Pour résoudre le problème du racisme ancré dans le système de santé, il faut, entre autres, accroître la diversité dans la profession médicale, notamment en faveur des médecins noirs et autochtones. Les écoles de médecine ont mis du temps avant de faire de la diversité une priorité, mais en 2019, les 17 écoles de médecine du Canada ont mis en œuvre un plan pour stimuler le recrutement d’étudiants autochtones en réponse aux appels à l’action de la Commission de vérité et réconciliation.

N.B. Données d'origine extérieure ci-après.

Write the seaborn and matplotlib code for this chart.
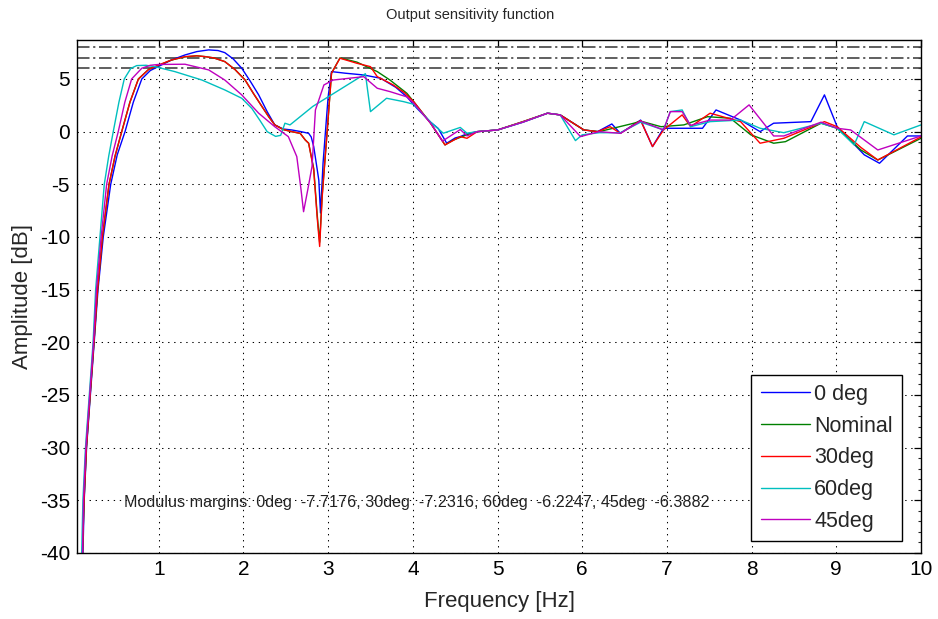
import matplotlib
matplotlib.use("Agg")
import matplotlib.pyplot as plt
import numpy as np
import pandas as pd
import seaborn as sns
from matplotlib.ticker import MultipleLocator

# ---------------- data ----------------
series_names = ["0 deg", "Nominal", "30deg", "60deg", "45deg"]
series_colors = ["#0000ff", "#008000", "#ff0000", "#00bfbf", "#bf00bf"]

freq_0deg = [0.105, 0.12, 0.148, 0.193, 0.238, 0.283, 0.345, 0.433, 0.51, 0.602, 0.70, 0.80, 0.90, 1.00, 1.15,
             1.31, 1.45, 1.59, 1.70, 1.78, 1.88, 1.98, 2.08, 2.18, 2.28, 2.37, 2.47, 2.57, 2.68, 2.77,
             2.80, 2.83, 2.86, 2.89, 2.91, 2.94, 2.97, 3.00, 3.04, 3.20, 3.42, 3.62, 3.80, 3.93, 4.05,
             4.21, 4.30, 4.40, 4.50, 4.56, 4.64, 4.76, 5.00, 5.30, 5.59, 5.74, 6.02, 6.18, 6.35, 6.45,
             6.69, 6.83, 6.96, 7.16, 7.42, 7.58, 7.87, 8.10, 8.26, 8.70, 8.86, 9.01, 9.33, 9.51, 9.84, 10.0]
amp_0deg = [-40, -35, -30, -25, -20, -15, -10, -5, -2.2, 0, 2.8, 5, 5.8, 6.2, 6.8,
            7.28, 7.6, 7.76, 7.7, 7.5, 6.9, 6.02, 4.8, 3.49, 1.9, 0.64, 0.25, 0.16, 0, -0.16,
            -0.5, -1.42, -3, -4.6, -7.72, -3, 0.16, 3.3, 5.7, 5.55, 5.38, 5.07, 4.2, 3.3, 2.2,
            0.9, 0.3, -1.1, -0.6, -0.47, -0.2, 0, 0.16, 0.9, 1.75, 1.59, 0.16, 0, 0.73, -0.16,
            1.1, -1.42, 0.32, 0.32, 0.32, 2.06, 1.1, 0, 0.8, 0.95, 3.49, 0.47, -2.2, -3.0, -0.41, -0.41]

freq_nom = [0.10, 0.118, 0.146, 0.19, 0.235, 0.278, 0.335, 0.413, 0.485, 0.563, 0.66, 0.76, 0.88, 1.00, 1.15,
            1.31, 1.45, 1.55, 1.65, 1.78, 1.90, 2.02, 2.12, 2.22, 2.30, 2.37, 2.47, 2.57, 2.67, 2.73,
            2.77, 2.83, 2.87, 2.90, 2.93, 2.99, 3.04, 3.14, 3.34, 3.58, 3.73, 3.93, 4.01, 4.21, 4.38,
            4.48, 4.64, 4.76, 5.00, 5.30, 5.59, 5.74, 6.02, 6.20, 6.61, 6.69, 6.93, 7.20, 7.48, 7.75,
            7.99, 8.26, 8.40, 8.82, 9.01, 9.29, 9.49, 10.0]
amp_nom = [-40, -35, -30, -25, -20, -15, -10, -5, -2.3, 0, 2.8, 5, 5.9, 6.3, 6.8,
           7.1, 7.2, 7.12, 7.0, 6.65, 5.9, 4.9, 3.6, 2.37, 1.4, 0.64, 0.2, 0, -0.16, -0.79,
           -1.1, -3.5, -7.8, -10.5, -6.0, 0.16, 5.55, 7.0, 6.6, 5.7, 4.9, 3.64, 2.85, 0.8, -1.26,
           -0.79, -0.3, 0, 0.16, 0.95, 1.75, 1.59, 0.16, 0, 0.8, 1.0, 0.47, 0.64, 1.42, 1.27,
           -0.3, -1.1, -0.95, 0.8, 0.32, -1.74, -2.69, -0.63]

freq_30deg = [0.10, 0.118, 0.146, 0.19, 0.235, 0.278, 0.335, 0.413, 0.485, 0.563, 0.66, 0.76, 0.88, 1.00, 1.15,
              1.31, 1.45, 1.55, 1.65, 1.78, 1.90, 2.02, 2.12, 2.22, 2.30, 2.37, 2.47, 2.57, 2.67, 2.73,
              2.77, 2.83, 2.87, 2.90, 2.93, 2.99, 3.04, 3.14, 3.34, 3.50, 3.58, 3.77, 3.90, 4.01, 4.21,
              4.38, 4.56, 4.64, 4.76, 5.00, 5.30, 5.59, 5.74, 6.02, 6.18, 6.33, 6.45, 6.69, 6.83, 6.96,
              7.18, 7.28, 7.51, 7.87, 8.10, 8.38, 8.86, 9.01, 9.29, 9.49, 10.0]
amp_30deg = [-40, -35, -30, -25, -20, -15, -10, -5, -2.3, 0, 2.8, 5, 5.9, 6.33, 6.8,
             7.12, 7.2, 7.12, 7.0, 6.65, 5.9, 4.9, 3.6, 2.37, 1.4, 0.64, 0.2, 0, -0.16, -0.79,
             -1.1, -3.64, -8.07, -10.9, -6.17, 0.16, 5.55, 6.97, 6.49, 6.17, 5.22, 4.43, 3.7, 2.85, 0.8,
             -1.26, -0.47, -0.63, 0, 0.16, 0.95, 1.75, 1.59, 0.16, 0, 0.47, -0.16, 1.05, -1.42, 0.16,
             1.59, 0.47, 1.75, 0.95, -1.1, -0.63, 0.95, 0.47, -1.5, -2.69, -0.5]

freq_60deg = [0.09, 0.105, 0.135, 0.18, 0.225, 0.255, 0.306, 0.357, 0.41, 0.463, 0.53, 0.593, 0.67, 0.74, 0.85,
              0.956, 1.19, 1.51, 1.78, 1.98, 2.10, 2.20, 2.28, 2.38, 2.44, 2.49, 2.55, 2.82, 3.00, 3.44,
              3.50, 3.69, 3.89, 4.01, 4.21, 4.36, 4.56, 4.64, 4.76, 5.00, 5.30, 5.59, 5.74, 5.92, 6.00,
              6.20, 6.45, 6.69, 6.96, 7.04, 7.18, 7.28, 7.51, 7.87, 8.10, 8.38, 8.82, 9.01, 9.21, 9.33,
              9.68, 10.0]
amp_60deg = [-40, -35, -30, -25, -20, -15, -10, -5, -2.3, 0, 2.8, 5, 6.0, 6.27, 6.3,
             6.17, 5.7, 4.9, 3.96, 3.17, 2.2, 1.0, 0.0, -0.45, -0.35, 0.8, 0.64, 2.4, 3.3, 5.5,
             1.9, 3.17, 2.85, 2.6, 0.9, -0.15, 0.4, -0.15, 0, 0.16, 0.9, 1.75, 1.59, -0.85, -0.3,
             -0.1, -0.1, 0.9, 0.16, 1.9, 2.06, 0.47, 0.95, 1.1, 0.32, -0.1, 0.8, 0.32, -1.26, 0.95,
             -0.3, 0.64]

freq_45deg = [0.10, 0.112, 0.14, 0.185, 0.23, 0.265, 0.32, 0.385, 0.45, 0.522, 0.60, 0.68, 0.80, 0.90, 1.00,
              1.31, 1.59, 1.78, 1.98, 2.18, 2.37, 2.53, 2.63, 2.68, 2.71, 2.76, 2.81, 2.85, 2.89, 2.95,
              3.06, 3.42, 3.58, 3.73, 3.93, 4.01, 4.21, 4.35, 4.56, 4.64, 4.76, 5.00, 5.30, 5.59, 5.74,
              5.98, 6.20, 6.45, 6.69, 6.96, 7.04, 7.18, 7.28, 7.51, 7.75, 7.97, 8.26, 8.38, 8.82, 9.01,
              9.17, 9.49, 10.0]
amp_45deg = [-40, -35, -30, -25, -20, -15, -10, -5, -2.3, 0, 2.8, 5, 6.02, 6.3, 6.38,
             6.4, 5.86, 4.9, 3.49, 1.75, 0.47, -0.47, -2.37, -5.5, -7.6, -5.5, -3.3, 2.06, 3.0, 4.43,
             4.9, 5.22, 4.12, 3.8, 3.3, 2.7, 0.8, -0.9, 0.2, -0.4, 0, 0.16, 0.9, 1.75, 1.59,
             -0.47, 0, -0.16, 1.0, 0.16, 1.9, 1.9, 0.6, 1.1, 1.1, 2.54, -0.41, -0.41, 0.9, 0.32,
             0.16, -1.74, -0.41]

margin_levels = [8.0, 7.0, 6.0]
margin_labels = ["0deg", "30deg", "60deg", "45deg"]
margin_values = ["-7.7176", "-7.2316", "-6.2247", "-6.3882"]

x_ticks = [1, 2, 3, 4, 5, 6, 7, 8, 9, 10]
y_ticks = [5, 0, -5, -10, -15, -20, -25, -30, -35, -40]

# ---------------- figure ----------------
sns.set_theme(style="white")
plt.rcParams["font.family"] = ["Liberation Sans", "DejaVu Sans"]

fig = plt.figure(figsize=(9.38, 6.19), dpi=100)
ax = fig.add_axes([77 / 938, 1 - 553 / 619, 844 / 938, 513 / 619])

all_f = [freq_0deg, freq_nom, freq_30deg, freq_60deg, freq_45deg]
all_a = [amp_0deg, amp_nom, amp_30deg, amp_60deg, amp_45deg]
frames = []
for name, f, a in zip(series_names, all_f, all_a):
    frames.append(pd.DataFrame({"Frequency": f, "Amplitude": a, "series": name}))
df = pd.concat(frames, ignore_index=True)

handles = []
for name, col in zip(series_names, series_colors):
    sub = df[df["series"] == name]
    sns.lineplot(data=sub, x="Frequency", y="Amplitude", color=col, lw=1.0,
                 estimator=None, sort=False, ax=ax, legend=False)
    handles.append(ax.lines[-1])

for lvl in margin_levels:
    ax.axhline(lvl, color="#444444", lw=1.2, linestyle=(0, (7.5, 2.2, 1.3, 2.2)), zorder=1)

ax.set_xlim(0.035, 10)
ax.set_ylim(-40, 8.7)
ax.set_xticks(x_ticks)
ax.set_yticks(y_ticks)
ax.set_xticklabels([str(t) for t in x_ticks])
ax.set_yticklabels([str(t) for t in y_ticks])
ax.yaxis.set_minor_locator(MultipleLocator(1))

ax.grid(True, which="major", color="black", linestyle=(0, (1.3, 4.5)), lw=0.75)
ax.tick_params(axis="both", which="major", direction="in", length=5, width=0.9,
               labelsize=15, top=True, right=True, colors="black")
ax.tick_params(axis="y", which="major", pad=5)
ax.tick_params(axis="x", which="major", pad=5)
ax.tick_params(axis="y", which="minor", direction="in", length=2.5, width=0.8,
               left=False, right=True)
for sp in ax.spines.values():
    sp.set_color("black")
    sp.set_linewidth(1.0)

ax.set_title("Output sensitivity function", fontsize=10.5, pad=15)
ax.title.set_x((470 - 77) / 844)
ax.set_xlabel("Frequency [Hz]", fontsize=16)
ax.set_ylabel("Amplitude [dB]", fontsize=16)
ax.xaxis.set_label_coords(0.5, -0.075)
ax.yaxis.set_label_coords(-0.052, 0.5)

note = "Modulus margins: " + ", ".join(f"{l}  {v}" for l, v in zip(margin_labels, margin_values))
ax.text(0.59, -35.2, note, ha="left", va="center", fontsize=11.6,
        family=["Liberation Sans Narrow", "Liberation Sans", "DejaVu Sans"], color="#222222")

leg = ax.legend(handles, series_names, loc="lower right", bbox_to_anchor=(0.9775, 0.0234),
                bbox_transform=ax.transAxes, borderaxespad=0, fontsize=15.5, frameon=True,
                fancybox=False, shadow=False, handlelength=2.3, handletextpad=0.2,
                labelspacing=0.5, borderpad=0.42)
leg.get_frame().set_edgecolor("black")
leg.get_frame().set_linewidth(1.0)
leg.get_frame().set_facecolor("white")
leg.get_frame().set_alpha(1.0)

fig.savefig("out.png", dpi=100, facecolor="white")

Les Canadiens et Canadiennes noirs déclarent également être victimes de racisme dans le système de santé, et ne se sont jamais vus représentés parmi les médecins qui leur prodiguent des soins. Toutefois, des signes de changement existent : l’Université de Toronto rapporte un nombre record d’étudiants noirs admis au programme de médecine générale de sa Faculté de médecine pour le trimestre d’automne 2020.
« Il est important d’avoir plus de médecins noirs, car nous ne participons pas à la communauté médicale à la hauteur de notre poids démographique . Nous ne sommes pas représentés dans les soins de santé ou dans les équipes de direction dans les mêmes proportions que dans la société, principalement en raison des répercussions sociales complexes du racisme antinoir systémique », a déclaré dans une entrevue récente Onye Nnorom, médecin de famille et cheffe du dossier de la santé des Noirs à la Faculté de médecine de l’Université de Toronto. « Il faut faire plus : le nombre de médecins noirs en Ontario devra doubler pour être proportionnel à la population noire de la province », a-t-elle ajouté.
Selon l’organisme Black Physicians of Canada, la diversité dans la profession médicale a également pour effet de mieux servir les populations noires, car « les patients noirs sont plus susceptibles de se sentir à l’aise avec des médecins noirs et plus enclins à observer certaines mesures préventives prescrites par des médecins noirs ». Les médecins noirs sont également plus enclins à travailler dans les communautés noires, où les taux de certaines maladies chroniques ont tendance à être plus élevés et où les obstacles aux soins sont plus importants.
En même temps, les médecins noirs et autochtones, contrairement aux autres médecins, peuvent faire face à plusieurs obstacles, notamment les préjugés sur le lieu de travail, le manque de possibilités de mentorat et les obstacles à l’avancement – autant de facteurs susceptibles de rendre la pratique de la médecine plus difficile.
La résolution du problème du racisme dans le système de santé nécessitera une approche pluridimensionnelle et globale. D’autres solutions pourraient consister à améliorer la collecte de données fondées sur la race, à permettre aux médecins ayant une formation médicale étrangère d’obtenir un permis de travail au Canada, et à sensibiliser les personnes travaillant dans le domaine médical à l’histoire complexe de la colonisation au Canada. Pour un avenir véritablement équitable, même après la pandémie de la COVID-19, le Canada devra accepter ces changements et s’engager à adopter des pratiques antiracistes dans son système de santé à tous les niveaux.